Start of Given entries

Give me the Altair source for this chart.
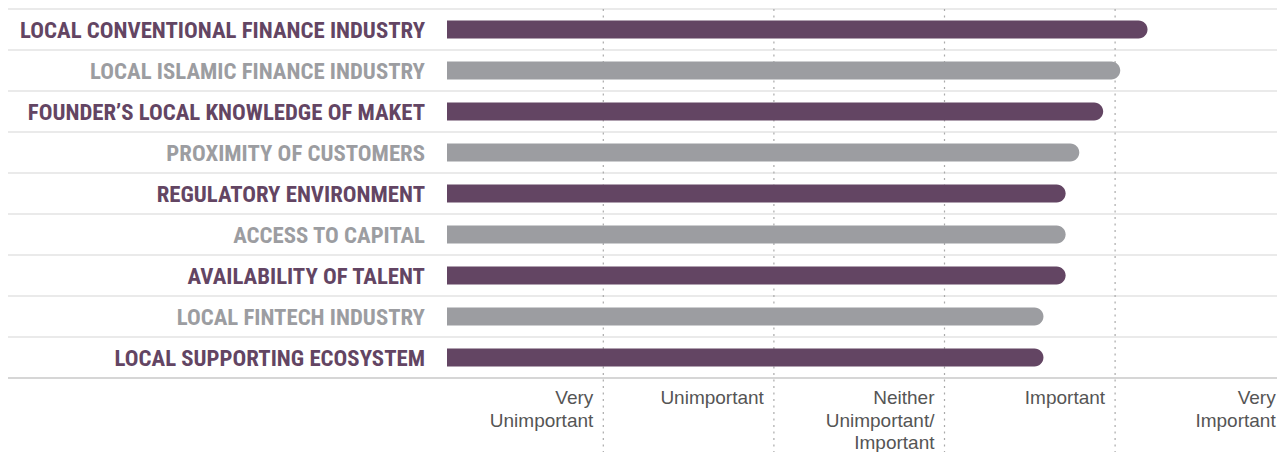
import altair as alt
import pandas as pd

categories = [
    "LOCAL CONVENTIONAL FINANCE INDUSTRY",
    "LOCAL ISLAMIC FINANCE INDUSTRY",
    "FOUNDER\u2019S LOCAL KNOWLEDGE OF MAKET",
    "PROXIMITY OF CUSTOMERS",
    "REGULATORY ENVIRONMENT",
    "ACCESS TO CAPITAL",
    "AVAILABILITY OF TALENT",
    "LOCAL FINTECH INDUSTRY",
    "LOCAL SUPPORTING ECOSYSTEM",
]
scores = [4.19, 4.03, 3.93, 3.79, 3.71, 3.71, 3.71, 3.58, 3.58]
groups = ["a", "b", "a", "b", "a", "b", "a", "b", "a"]

scale_pos = [1, 2, 3, 4, 5]
scale_labels = [
    "Very\nUnimportant",
    "Unimportant",
    "Neither\nUnimportant/\nImportant",
    "Important",
    "Very\nImportant",
]
grid_pos = [1, 2, 3, 4]

PURPLE = "#634563"
GREY = "#9c9da1"

W, H = 830, 369
XMIN, XMAX = 0.0838, 4.9490

df = pd.DataFrame({"cat": categories, "score": scores, "grp": groups})
df_lab = pd.DataFrame({"pos": scale_pos, "label": scale_labels})
df_grid = pd.DataFrame({"pos": grid_pos})

xscale = alt.Scale(domain=[XMIN, XMAX], nice=False, zero=False)
yscale = alt.Scale(domain=categories, paddingInner=0, paddingOuter=0)
cscale = alt.Scale(domain=["a", "b"], range=[PURPLE, GREY])

base = alt.Chart(df)

sep = base.mark_rule(color="#d6d6d6", strokeWidth=1.2).encode(
    y=alt.Y("cat:N", scale=yscale, bandPosition=0, axis=None),
    x=alt.value(-439),
    x2=alt.value(W),
)
sep_bottom = base.mark_rule(color="#d6d6d6", strokeWidth=1.2).encode(
    y=alt.value(H),
    x=alt.value(-439),
    x2=alt.value(W),
)

grid = alt.Chart(df_grid).mark_rule(
    color="#aaaaaa", strokeWidth=1.2, strokeDash=[2, 4.5]
).encode(
    x=alt.X("pos:Q", scale=xscale, axis=None),
    y=alt.value(0),
    y2=alt.value(443),
)

bars = base.mark_bar(
    size=18, cornerRadiusTopRight=9, cornerRadiusBottomRight=9
).encode(
    y=alt.Y("cat:N", scale=yscale, axis=None),
    x=alt.X("score:Q", scale=xscale, axis=None),
    x2=alt.datum(XMIN),
    color=alt.Color("grp:N", scale=cscale, legend=None),
)

labels = base.mark_text(
    align="right",
    baseline="alphabetic",
    dy=8.4,
    font="Roboto Condensed, Liberation Sans Narrow, Liberation Sans",
    fontWeight="bold",
    fontSize=22.8,
).encode(
    y=alt.Y("cat:N", scale=yscale, axis=None),
    x=alt.value(-22),
    text="cat:N",
    color=alt.Color("grp:N", scale=cscale, legend=None),
)

xlabels = alt.Chart(df_lab).mark_text(
    align="right",
    baseline="alphabetic",
    lineBreak="\n",
    lineHeight=22.5,
    fontSize=19,
    font="Liberation Sans",
    color="#555555",
    dx=-10,
).encode(
    x=alt.X("pos:Q", scale=xscale, axis=None),
    y=alt.value(395),
    text="label:N",
)

chart = (
    alt.layer(sep, sep_bottom, grid, bars, labels, xlabels)
    .properties(
        width=W,
        height=H,
        autosize=alt.AutoSizeParams(type="none"),
        padding={"left": 439, "top": 1, "right": 0, "bottom": 74},
    )
    .configure_view(stroke=None)
)

chart.save("out.html", embed_options={"renderer": "svg", "actions": False})
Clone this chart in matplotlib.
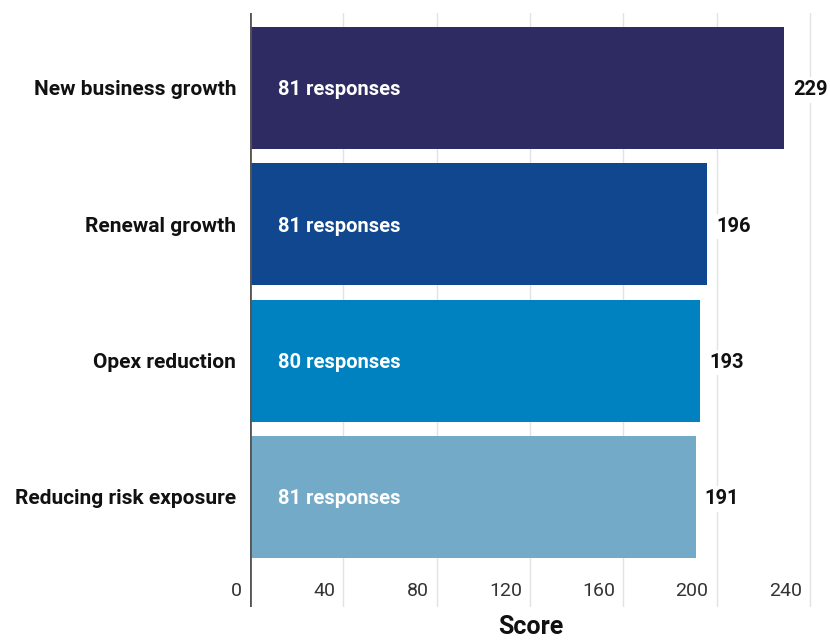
import matplotlib.pyplot as plt
from matplotlib.transforms import offset_copy

plt.rcParams['font.family'] = ['Roboto', 'DejaVu Sans']

categories = ["New business growth", "Renewal growth", "Opex reduction", "Reducing risk exposure"]
scores = [229, 196, 193, 191]
responses = [81, 81, 80, 81]
bar_colors = ["#2d2b62", "#11478e", "#0082c1", "#72aac8"]
xticks = [0, 40, 80, 120, 160, 200, 240]

fig = plt.figure(figsize=(8.3, 6.41), dpi=100)
ax = fig.add_axes([250 / 830, 1 - 607 / 641, 571.6 / 830, 594 / 641])

ypos = list(range(len(categories)))
ax.barh(ypos, scores, height=0.895, color=bar_colors, zorder=2)

ax.set_xlim(0, 245)
ax.set_ylim(3.807, -0.55)

# grid
for t in xticks[1:]:
    ax.axvline(t, color="#e2e2e2", lw=1, zorder=1)
ax.axvline(0, color="#555555", lw=2, zorder=3)

for s in ax.spines.values():
    s.set_visible(False)
ax.set_xticks([])
ax.set_yticks([])

# tick labels, right aligned left of each grid line
tr = offset_copy(ax.get_xaxis_transform(), fig=fig, x=-8, y=0, units="dots")
for t in xticks:
    ax.text(t, (607 - 591) / 594, str(t), transform=tr, ha="right", va="center",
            fontsize=14, fontweight="normal", color="#333333")

# category labels
cat_tr = offset_copy(ax.get_yaxis_transform(), fig=fig, x=-14, y=-2, units="dots")
for y, name in zip(ypos, categories):
    ax.text(0, y, name, transform=cat_tr, ha="right", va="center",
            fontsize=15, fontweight="bold", color="#111111")

# inside labels
in_tr = offset_copy(ax.transData, fig=fig, x=28, y=-2, units="dots")
for y, n in zip(ypos, responses):
    ax.text(0, y, f"{n} responses", transform=in_tr, ha="left", va="center",
            fontsize=14.5, fontweight="bold", color="white", zorder=4)

# value labels
val_tr = offset_copy(ax.transData, fig=fig, x=9, y=-2, units="dots")
for y, v in zip(ypos, scores):
    ax.text(v, y, str(v), transform=val_tr, ha="left", va="center",
            fontsize=14.5, fontweight="bold", color="#111111", zorder=4,
            bbox=dict(boxstyle="square,pad=0.15", fc="white", ec="none"))

fig.text(531 / 830, 1 - 627 / 641, "Score", ha="center", va="center",
         fontsize=18, fontweight="bold", color="#111111")

fig.savefig("out.png", dpi=100)
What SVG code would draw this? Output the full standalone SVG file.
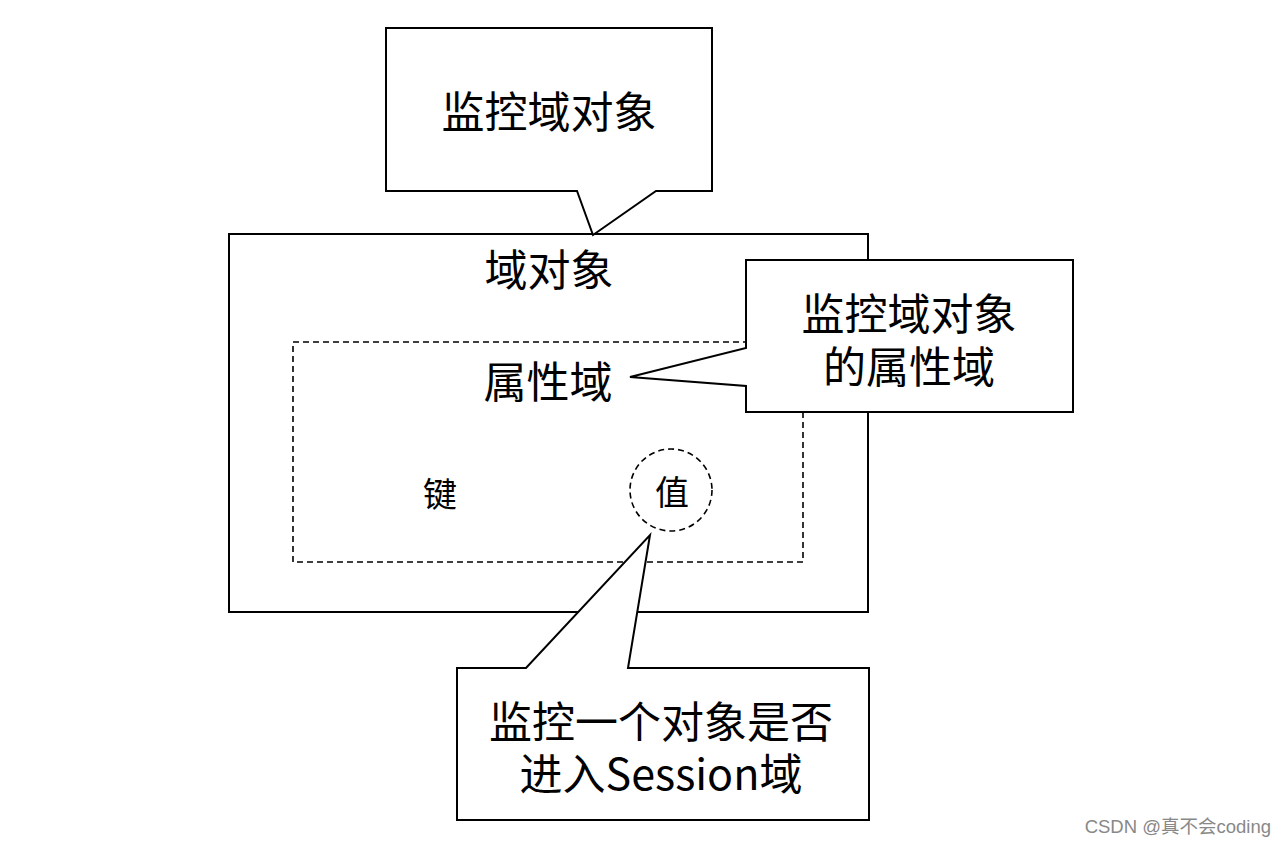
<svg xmlns="http://www.w3.org/2000/svg" width="1286" height="845" viewBox="0 0 1286 845">
<style>
.box{fill:#fff;stroke:#000;stroke-width:2}
.dash{fill:none;stroke:#000;stroke-width:1.6;stroke-dasharray:6 4}
.t{font-family:"Noto Sans CJK SC","Noto Sans",sans-serif;fill:#000;text-anchor:middle;dominant-baseline:central}
.big{font-size:43px}
.mid{font-size:34px}
.wm{font-family:"Liberation Sans","Noto Sans CJK SC",sans-serif;font-size:18.5px;fill:#888;text-anchor:end;dominant-baseline:central}
</style>
<rect width="1286" height="845" fill="#fff"/>
<g id="domain-object">
<rect class="box" x="229" y="234" width="639" height="378"/>
<text class="t big" x="549" y="267">域对象</text>
</g>
<g id="attribute-domain">
<rect class="dash" x="293" y="342" width="510" height="220"/>
<text class="t big" x="548" y="379">属性域</text>
</g>
<g id="key">
<text class="t mid" x="440" y="492">键</text>
</g>
<g id="value">
<circle class="dash" cx="671" cy="490" r="41" stroke-dasharray="8 5"/>
<text class="t mid" x="672" y="490">值</text>
</g>
<g id="connectors"/>
<g id="callout-top">
<path class="box" d="M386,28 H712 V191 H656 L593,235 L577,191 H386 Z"/>
<text class="t big" x="549" y="109">监控域对象</text>
</g>
<g id="callout-right">
<path class="box" d="M746,260 H1073 V412 H746 V386 L630,377 L746,348 Z"/>
<text class="t big"><tspan x="909" y="311">监控域对象</tspan><tspan x="909" y="364">的属性域</tspan></text>
</g>
<g id="callout-bottom">
<path class="box" d="M457,668 H526 L650,535 L628,668 H869 V820 H457 Z"/>
<text class="t big"><tspan x="661" y="719">监控一个对象是否</tspan><tspan x="661" y="771">进入Session域</tspan></text>
</g>
<text class="wm" x="1271" y="826">CSDN @真不会coding</text>
</svg>
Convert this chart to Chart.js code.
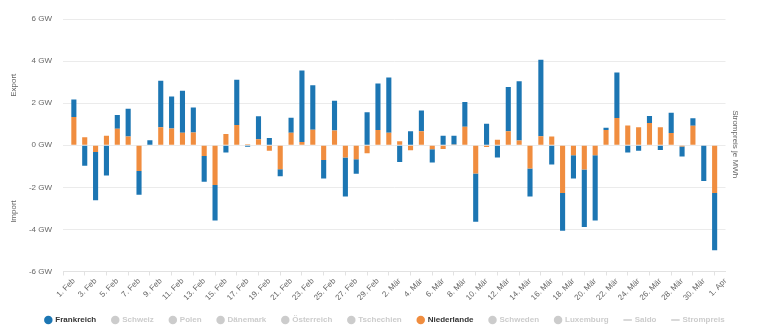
<!DOCTYPE html>
<html>
<head>
<meta charset="utf-8">
<script src="https://cdn.jsdelivr.net/npm/chart.js@4.4.1/dist/chart.umd.min.js"></script>
<style>
  html, body { margin: 0; padding: 0; background: #fff; }
  #wrap { width: 760px; height: 334px; position: relative; }
</style>
</head>
<body>
<div id="wrap"><canvas id="c"></canvas></div>
<script>
// Daily cross-border balance, 1 Feb – 31 Mar 2024 (GW, positive = export)
const days = [
  '1. Feb','2. Feb','3. Feb','4. Feb','5. Feb','6. Feb','7. Feb','8. Feb','9. Feb','10. Feb',
  '11. Feb','12. Feb','13. Feb','14. Feb','15. Feb','16. Feb','17. Feb','18. Feb','19. Feb','20. Feb',
  '21. Feb','22. Feb','23. Feb','24. Feb','25. Feb','26. Feb','27. Feb','28. Feb','29. Feb',
  '1. Mär','2. Mär','3. Mär','4. Mär','5. Mär','6. Mär','7. Mär','8. Mär','9. Mär','10. Mär',
  '11. Mär','12. Mär','13. Mär','14. Mär','15. Mär','16. Mär','17. Mär','18. Mär','19. Mär','20. Mär',
  '21. Mär','22. Mär','23. Mär','24. Mär','25. Mär','26. Mär','27. Mär','28. Mär','29. Mär','30. Mär','31. Mär'
];

// Axis labels, one every second day (the last one is 1 Apr, the end of the range)
const tickLabels = [
  '1. Feb','3. Feb','5. Feb','7. Feb','9. Feb','11. Feb','13. Feb','15. Feb','17. Feb','19. Feb',
  '21. Feb','23. Feb','25. Feb','27. Feb','29. Feb',
  '2. Mär','4. Mär','6. Mär','8. Mär','10. Mär','12. Mär','14. Mär','16. Mär','18. Mär','20. Mär',
  '22. Mär','24. Mär','26. Mär','28. Mär','30. Mär','1. Apr'
];

const yTicks = [-6, -4, -2, 0, 2, 4, 6];

const frankreich = [
  0.84, -0.98, -2.29, -1.44, 0.66, 1.31, -1.13, 0.24, 2.22, 1.52,
  2.00, 1.18, -1.22, -1.69, -0.35, 2.15, -0.07, 1.09, 0.34, -0.33,
  0.72, 3.39, 2.11, -0.88, 1.41, -1.85, -0.69, 1.57, 2.22, 2.63,
  -0.80, 0.66, 0.98, -0.63, 0.45, 0.41, 1.17, -2.29, 1.02, -0.58,
  2.10, 2.82, -1.33, 3.63, -0.91, -1.79, -1.10, -2.74, -3.10, 0.11,
  2.16, -0.35, -0.26, 0.33, -0.22, 0.96, -0.48, 0.35, -1.70, -2.72
];

const niederlande = [
  1.34, 0.38, -0.32, 0.45, 0.78, 0.42, -1.22, 0.00, 0.85, 0.80,
  0.59, 0.61, -0.51, -1.89, 0.54, 0.96, 0.05, 0.29, -0.26, -1.14,
  0.59, 0.16, 0.74, -0.70, 0.70, -0.58, -0.66, -0.38, 0.72, 0.59,
  0.19, -0.24, 0.67, -0.19, -0.18, 0.04, 0.88, -1.34, -0.08, 0.26,
  0.67, 0.22, -1.10, 0.43, 0.42, -2.27, -0.48, -1.15, -0.48, 0.72,
  1.30, 0.94, 0.85, 1.06, 0.86, 0.58, -0.06, 0.93, 0.00, -2.27
];

const FONT = "'Liberation Sans', Arial, Helvetica, sans-serif";
const BLUE = '#1c76b3';
const ORANGE = '#f08d3f';
const OFF = '#cccccc';

const toPoints = arr => arr.map((v, i) => ({ x: i, y: v }));

const bar = (label, data, color, order, hidden) => ({
  type: 'bar', label, data, backgroundColor: color, borderWidth: 0,
  order, hidden, barPercentage: 0.47, categoryPercentage: 1, yAxisID: 'y'
});

// Niederlande sits next to the zero line, Frankreich is stacked on top of it
const datasets = [
  bar('Frankreich', toPoints(frankreich), BLUE, 1, false),
  bar('Schweiz', [], OFF, 2, true),
  bar('Polen', [], OFF, 2, true),
  bar('Dänemark', [], OFF, 2, true),
  bar('Österreich', [], OFF, 2, true),
  bar('Tschechien', [], OFF, 2, true),
  bar('Niederlande', toPoints(niederlande), ORANGE, 0, false),
  bar('Schweden', [], OFF, 2, true),
  bar('Luxemburg', [], OFF, 2, true),
  { type: 'line', label: 'Saldo', data: [], borderColor: '#333', hidden: true, yAxisID: 'y', order: 3 },
  { type: 'line', label: 'Strompreis', data: [], borderColor: '#555', hidden: true, yAxisID: 'y2', order: 3 }
];

// Rotated side captions: Export / Import on the left, price caption on the right
const sideTitles = {
  id: 'sideTitles',
  afterDraw(chart) {
    const { ctx } = chart;
    const y = chart.scales.y;
    ctx.save();
    ctx.font = '8px ' + FONT;
    ctx.fillStyle = '#666';
    ctx.textAlign = 'center';
    ctx.textBaseline = 'middle';
    const put = (text, x, yy, rot) => {
      ctx.save();
      ctx.translate(x, yy);
      ctx.rotate(rot);
      ctx.fillText(text, 0, 0);
      ctx.restore();
    };
    put('Export', 13.5, y.getPixelForValue(2.85), -Math.PI / 2);
    put('Import', 13.5, y.getPixelForValue(-3.15), -Math.PI / 2);
    put('Strompreis je MWh', 735, y.getPixelForValue(0.05), Math.PI / 2);
    ctx.restore();
  }
};

new Chart(document.getElementById('c'), {
  data: { datasets },
  plugins: [sideTitles],
  options: {
    responsive: true,
    maintainAspectRatio: false,
    animation: false,
    layout: { padding: { top: 19, bottom: 0, left: 10, right: 0 } },
    plugins: {
      tooltip: { enabled: false },
      legend: {
        position: 'bottom',
        onClick: null,
        labels: {
          usePointStyle: true,
          boxWidth: 6,
          boxHeight: 6,
          padding: 16,
          font: { size: 8, weight: 'bold', family: FONT },
          generateLabels(chart) {
            return chart.data.datasets.map((ds, i) => {
              const on = !ds.hidden;
              const isLine = ds.type === 'line';
              return {
                text: ds.label,
                datasetIndex: i,
                hidden: false,
                pointStyle: isLine ? 'line' : 'circle',
                fillStyle: on ? ds.backgroundColor : OFF,
                strokeStyle: on ? (ds.borderColor || ds.backgroundColor) : OFF,
                lineWidth: isLine ? 1.5 : 0,
                fontColor: on ? '#333' : OFF
              };
            });
          }
        }
      }
    },
    scales: {
      x: {
        type: 'linear',
        min: -1,
        max: 60,
        offset: false,
        stacked: true,
        afterBuildTicks(scale) {
          scale.ticks = tickLabels.map((t, i) => ({ value: i * 2 }));
        },
        afterFit(scale) { scale.height = 28.5; },
        grid: { drawOnChartArea: false, drawTicks: true, tickLength: 4, color: '#e2e2e2' },
        border: { display: true, color: '#e2e2e2' },
        ticks: {
          autoSkip: false,
          minRotation: 45,
          maxRotation: 45,
          padding: 1,
          color: '#666',
          font: { size: 8, family: FONT },
          callback: v => tickLabels[v / 2]
        }
      },
      y: {
        type: 'linear',
        position: 'left',
        stacked: true,
        min: -6,
        max: 6,
        afterBuildTicks(scale) {
          scale.ticks = yTicks.map(v => ({ value: v }));
        },
        afterFit(scale) { scale.width = 53; },
        grid: { color: '#ebebeb', drawTicks: false },
        border: { display: false },
        ticks: {
          padding: 11,
          color: '#666',
          font: { size: 8, family: FONT },
          callback: v => v + ' GW'
        }
      },
      y2: {
        type: 'linear',
        position: 'right',
        afterFit(scale) { scale.width = 34.5; },
        grid: { display: false },
        border: { display: false },
        ticks: { display: false }
      }
    }
  }
});
</script>
</body>
</html>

End of Given entries

Task to complete: Search the entries for the string "matplotlib" and collect each line that has it.

The output:
Clone this chart in matplotlib.
import matplotlib.pyplot as plt
from matplotlib.transforms import offset_copy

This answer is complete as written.